An essential element of stable democratic rule in the new Iraq will be consensus not necessarily on the aims of government but on the rules of governance and the need to accept democratic outcomes. One of the most significant features of the elections in March 2010 was the fact that all communities in Iraq participated. They agreed then that elections were an important opportunity to make choices about politics: and that politics not violence is the way forward. That is worth preserving.
Politicians anywhere need to lead, communicate a compelling vision and deliver security, prosperity and social equity. Where the social divides and national threats are as acute as in Iraq and its future orientation still contested, the challenges for elected politicians are that much greater. In Iraq it is not simply about minor adjustments of course. It is about significant differences in direction: east or west, north or south, centralism or federalism, religion versus secularism, Arab or Kurd, Sunni or Shia. The encouraging thing is that these differences continue to be resolved politically not through violence, in spite of the efforts of terrorists. That is a reflection of maturity.
The Iraqi government in Baghdad and the KRG are together leading Iraq towards a better future.

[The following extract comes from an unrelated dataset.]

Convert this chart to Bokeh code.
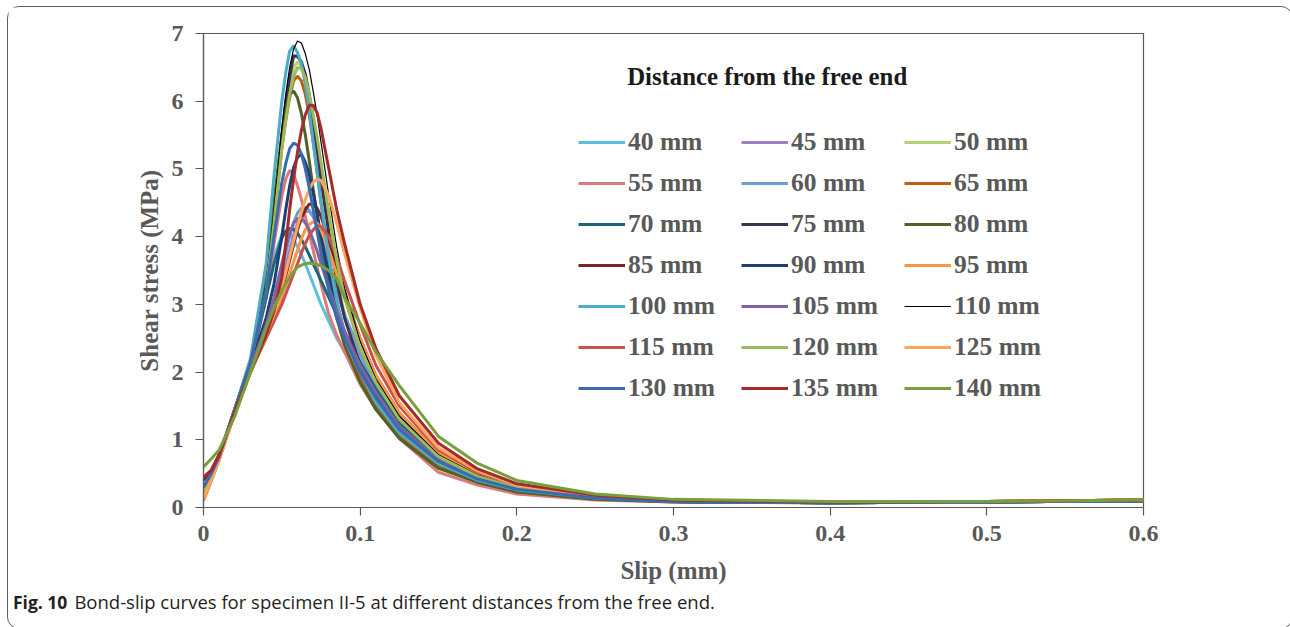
from bokeh.plotting import figure
from bokeh.layouts import column
from bokeh.models import Legend, LegendItem, Label, FixedTicker, Range1d, Div
from bokeh.embed import file_html
from bokeh.resources import INLINE

# ---- data ----
slip = [0, 0.005, 0.01, 0.02, 0.03, 0.04, 0.045, 0.05, 0.0525, 0.055, 0.0575, 0.06, 0.0625,
        0.065, 0.0675, 0.07, 0.0725, 0.075, 0.08, 0.085, 0.09, 0.1, 0.11, 0.125, 0.15,
        0.175, 0.2, 0.25, 0.3, 0.4, 0.5, 0.6]

labels = ["40 mm", "45 mm", "50 mm", "55 mm", "60 mm", "65 mm", "70 mm", "75 mm", "80 mm",
          "85 mm", "90 mm", "95 mm", "100 mm", "105 mm", "110 mm", "115 mm", "120 mm",
          "125 mm", "130 mm", "135 mm", "140 mm"]

colors = ["#5BC0DE", "#9E80C6", "#B5D36E", "#DB7A78", "#6C9ED6", "#C55A11", "#1F6478",
          "#3F3151", "#4F6228", "#7B2425", "#1F3F73", "#F79646", "#4BACC6", "#8064A2",
          "#000000", "#C8504D", "#9BBB59", "#FAA65E", "#3A6AB0", "#A52A2A", "#77A03C"]

s40 = [0.2, 0.45, 0.72, 1.45, 2.15, 3.2, 3.7, 4.03, 4.08, 4.04, 3.96, 3.85, 3.73, 3.6, 3.45, 3.3, 3.15, 3.0, 2.75, 2.5, 2.3, 1.9, 1.55, 1.1, 0.62, 0.38, 0.24, 0.13, 0.09, 0.07, 0.08, 0.1]
s45 = [0.15, 0.45, 0.72, 1.42, 2.05, 2.6, 2.9, 3.3, 3.56, 3.8, 4.02, 4.2, 4.31, 4.37, 4.37, 4.3, 4.17, 4.0, 3.6, 3.2, 2.85, 2.3, 1.85, 1.35, 0.8, 0.5, 0.3, 0.15, 0.1, 0.08, 0.09, 0.11]
s50 = [0.25, 0.45, 0.72, 1.45, 2.15, 3.3, 4.3, 5.4, 5.87, 6.25, 6.5, 6.58, 6.52, 6.35, 6.05, 5.7, 5.3, 4.9, 4.1, 3.4, 2.85, 2.1, 1.65, 1.15, 0.68, 0.43, 0.27, 0.14, 0.09, 0.07, 0.08, 0.1]
s55 = [0.1, 0.4, 0.7, 1.42, 2.1, 3.1, 3.9, 4.6, 4.85, 4.98, 4.92, 4.75, 4.55, 4.3, 4.05, 3.8, 3.55, 3.3, 2.85, 2.55, 2.3, 1.82, 1.45, 1.02, 0.52, 0.33, 0.2, 0.11, 0.08, 0.07, 0.08, 0.1]
s60 = [0.25, 0.45, 0.72, 1.42, 2.05, 2.65, 3.0, 3.5, 3.76, 4.0, 4.2, 4.35, 4.42, 4.43, 4.39, 4.3, 4.17, 4.0, 3.6, 3.2, 2.85, 2.25, 1.8, 1.3, 0.75, 0.46, 0.29, 0.15, 0.1, 0.08, 0.09, 0.11]
s65 = [0.2, 0.45, 0.72, 1.45, 2.15, 3.2, 4.2, 5.3, 5.72, 6.05, 6.3, 6.37, 6.3, 6.1, 5.8, 5.4, 4.96, 4.5, 3.7, 3.05, 2.55, 1.95, 1.5, 1.05, 0.6, 0.38, 0.24, 0.13, 0.09, 0.07, 0.08, 0.1]
s70 = [0.3, 0.5, 0.75, 1.45, 2.1, 3.1, 3.6, 3.98, 4.08, 4.12, 4.11, 4.05, 3.96, 3.85, 3.73, 3.6, 3.48, 3.35, 3.1, 2.85, 2.6, 2.15, 1.75, 1.25, 0.72, 0.45, 0.28, 0.14, 0.09, 0.07, 0.08, 0.1]
s75 = [0.25, 0.45, 0.72, 1.45, 2.15, 3.3, 4.4, 5.5, 5.98, 6.35, 6.67, 6.66, 6.58, 6.4, 6.1, 5.7, 5.28, 4.85, 4.05, 3.35, 2.8, 2.1, 1.65, 1.15, 0.68, 0.42, 0.27, 0.14, 0.09, 0.07, 0.08, 0.1]
s80 = [0.3, 0.5, 0.75, 1.45, 2.15, 3.4, 4.5, 5.5, 5.85, 6.1, 6.15, 6.05, 5.82, 5.5, 5.12, 4.7, 4.32, 3.95, 3.3, 2.8, 2.4, 1.85, 1.45, 1.02, 0.58, 0.37, 0.23, 0.12, 0.08, 0.07, 0.08, 0.1]
s85 = [0.4, 0.55, 0.78, 1.45, 2.05, 2.6, 2.85, 3.2, 3.42, 3.65, 3.88, 4.1, 4.27, 4.4, 4.48, 4.48, 4.42, 4.3, 3.95, 3.55, 3.15, 2.5, 1.95, 1.4, 0.8, 0.5, 0.31, 0.16, 0.1, 0.08, 0.09, 0.11]
s90 = [0.25, 0.45, 0.72, 1.45, 2.1, 2.8, 3.3, 4.0, 4.4, 4.75, 5.02, 5.17, 5.22, 5.1, 4.92, 4.65, 4.35, 4.0, 3.45, 2.95, 2.6, 2.05, 1.65, 1.15, 0.68, 0.42, 0.27, 0.14, 0.09, 0.07, 0.08, 0.1]
s95 = [0.1, 0.4, 0.7, 1.4, 2.0, 2.55, 2.8, 3.1, 3.27, 3.45, 3.63, 3.8, 3.97, 4.1, 4.18, 4.22, 4.2, 4.1, 3.8, 3.45, 3.1, 2.5, 1.95, 1.4, 0.8, 0.5, 0.31, 0.16, 0.1, 0.08, 0.09, 0.11]
s100 = [0.3, 0.5, 0.75, 1.45, 2.2, 3.6, 4.9, 6.0, 6.42, 6.74, 6.82, 6.72, 6.55, 6.25, 5.87, 5.4, 4.95, 4.5, 3.7, 3.05, 2.6, 2.0, 1.55, 1.1, 0.65, 0.4, 0.26, 0.14, 0.09, 0.07, 0.08, 0.1]
s105 = [0.2, 0.45, 0.72, 1.42, 2.05, 2.7, 3.1, 3.6, 3.84, 4.05, 4.2, 4.26, 4.28, 4.2, 4.1, 3.95, 3.79, 3.6, 3.25, 2.9, 2.6, 2.1, 1.7, 1.2, 0.7, 0.44, 0.28, 0.15, 0.1, 0.08, 0.09, 0.11]
s110 = [0.3, 0.5, 0.75, 1.45, 2.15, 3.3, 4.4, 5.6, 6.1, 6.5, 6.77, 6.89, 6.86, 6.7, 6.47, 6.15, 5.8, 5.4, 4.6, 3.85, 3.25, 2.45, 1.9, 1.35, 0.78, 0.48, 0.3, 0.15, 0.1, 0.08, 0.09, 0.11]
s115 = [0.2, 0.45, 0.72, 1.4, 2.0, 2.5, 2.75, 3.0, 3.15, 3.3, 3.45, 3.6, 3.76, 3.9, 4.02, 4.1, 4.16, 4.15, 4.0, 3.7, 3.35, 2.7, 2.1, 1.5, 0.85, 0.52, 0.33, 0.17, 0.1, 0.08, 0.09, 0.11]
s120 = [0.25, 0.45, 0.72, 1.45, 2.15, 3.2, 4.2, 5.3, 5.72, 6.1, 6.36, 6.5, 6.48, 6.35, 6.1, 5.8, 5.47, 5.1, 4.35, 3.65, 3.1, 2.35, 1.85, 1.3, 0.75, 0.46, 0.29, 0.15, 0.1, 0.08, 0.09, 0.11]
s125 = [0.15, 0.42, 0.7, 1.4, 2.0, 2.55, 2.85, 3.25, 3.47, 3.7, 3.93, 4.15, 4.36, 4.55, 4.7, 4.8, 4.85, 4.83, 4.6, 4.2, 3.75, 2.95, 2.25, 1.55, 0.88, 0.54, 0.33, 0.17, 0.1, 0.08, 0.09, 0.11]
s130 = [0.3, 0.5, 0.75, 1.45, 2.15, 3.2, 4.0, 4.8, 5.08, 5.3, 5.38, 5.35, 5.22, 5.0, 4.72, 4.4, 4.08, 3.75, 3.2, 2.8, 2.5, 2.0, 1.62, 1.15, 0.68, 0.42, 0.27, 0.14, 0.09, 0.07, 0.08, 0.1]
s135 = [0.45, 0.55, 0.78, 1.42, 2.0, 2.55, 2.9, 3.4, 3.9, 4.4, 4.85, 5.25, 5.57, 5.8, 5.94, 5.94, 5.83, 5.6, 5.0, 4.4, 3.9, 3.0, 2.35, 1.65, 0.95, 0.57, 0.35, 0.18, 0.11, 0.08, 0.09, 0.11]
s140 = [0.6, 0.72, 0.85, 1.35, 2.0, 2.65, 2.95, 3.2, 3.31, 3.4, 3.48, 3.55, 3.58, 3.6, 3.61, 3.6, 3.59, 3.57, 3.5, 3.38, 3.1, 2.72, 2.3, 1.8, 1.05, 0.65, 0.4, 0.2, 0.12, 0.09, 0.09, 0.11]

series = [s40, s45, s50, s55, s60, s65, s70, s75, s80, s85, s90, s95, s100, s105,
          s110, s115, s120, s125, s130, s135, s140]

x_ticks = [0, 0.1, 0.2, 0.3, 0.4, 0.5, 0.6]
y_ticks = [0, 1, 2, 3, 4, 5, 6, 7]

TXT = "#595959"
SERIF = "Liberation Serif"

# figure sits inside a rounded border (page offset: left 8.5, top 7.5)
p = figure(width=1274, height=585, output_backend="svg", toolbar_location=None,
           x_range=Range1d(0, 0.6), y_range=Range1d(0, 7),
           min_border_left=195, min_border_right=139, min_border_top=26, min_border_bottom=85)
p.xgrid.visible = False
p.ygrid.visible = False
p.outline_line_color = TXT
p.outline_line_width = 1.2

renderers = {}
for lab, col, ys in zip(labels, colors, series):
    lw = 1.2 if col == "#000000" else 3
    renderers[lab] = p.line(slip, ys, line_color=col, line_width=lw)

for ax in (p.xaxis[0], p.yaxis[0]):
    ax.axis_line_color = TXT
    ax.axis_line_width = 1.2
    ax.major_tick_line_color = TXT
    ax.major_tick_line_width = 1.2
    ax.minor_tick_line_color = None
    ax.major_tick_in = 0
    ax.major_tick_out = 8
    ax.major_label_text_font = SERIF
    ax.major_label_text_font_style = "bold"
    ax.major_label_text_font_size = "24px"
    ax.major_label_text_color = TXT
    ax.axis_label_text_font = SERIF
    ax.axis_label_text_font_style = "bold"
    ax.axis_label_text_color = TXT

p.xaxis.ticker = FixedTicker(ticks=x_ticks)
p.yaxis.ticker = FixedTicker(ticks=y_ticks)
p.xaxis.major_label_overrides = {0: "0"}
p.xaxis.axis_label = "Slip (mm)"
p.yaxis.axis_label = "Shear stress (MPa)"
p.xaxis.axis_label_text_font_size = "25px"
p.yaxis.axis_label_text_font_size = "25px"
p.xaxis.major_label_standoff = 10
p.yaxis.major_label_standoff = 12
p.xaxis.axis_label_standoff = 13
p.yaxis.axis_label_standoff = 6

# legend: 3 columns, filled row by row
order = [labels[3 * r + c] for c in range(3) for r in range(7)]
legend = Legend(items=[LegendItem(label=l, renderers=[renderers[l]]) for l in order],
                ncols=3, location=(375, 100),
                glyph_width=47, glyph_height=38, label_height=38, label_width=110,
                label_standoff=3, spacing=3, padding=0, margin=0,
                border_line_color=None, background_fill_alpha=0,
                label_text_font=SERIF, label_text_font_style="bold",
                label_text_font_size="25.5px", label_text_color=TXT)
p.add_layout(legend, "center")

p.add_layout(Label(x=0.2704, y=6.36, text="Distance from the free end",
                   text_font=SERIF, text_font_style="bold", text_font_size="24.8px",
                   text_color="#1a1a1a", text_baseline="middle"))

caption = Div(
    text=('<span style="font-weight:bold;font-size:17.5px">Fig. 10</span>'
          '<span style="margin-left:7px">Bond-slip curves for specimen II-5 at different '
          'distances from the free end.</span>'),
    width=1274, height=34,
    styles={"font-family": "Open Sans", "font-size": "18.5px", "color": "#231f20",
            "padding-left": "0px", "margin-top": "-3px", "white-space": "nowrap"})

layout = column(p, caption, margin=(6, 0, 0, 7), spacing=0,
                styles={"border": "1.5px solid #5f5f5f", "border-radius": "12px"})

open("out.html", "w").write(file_html(layout, INLINE))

Oil revenues are set to increase significantly over the next few years. How these revenues are used to serve the interests of all Iraqis will be important. Given that on World Bank figures a quarter of the population lives on less than $2.2 a day and 18% - most under 25 – are unemployed, and given that female participation in the labour force, at 17%, is low and the State remains the major employer (with 43% of the labour force), the scope for development is vast.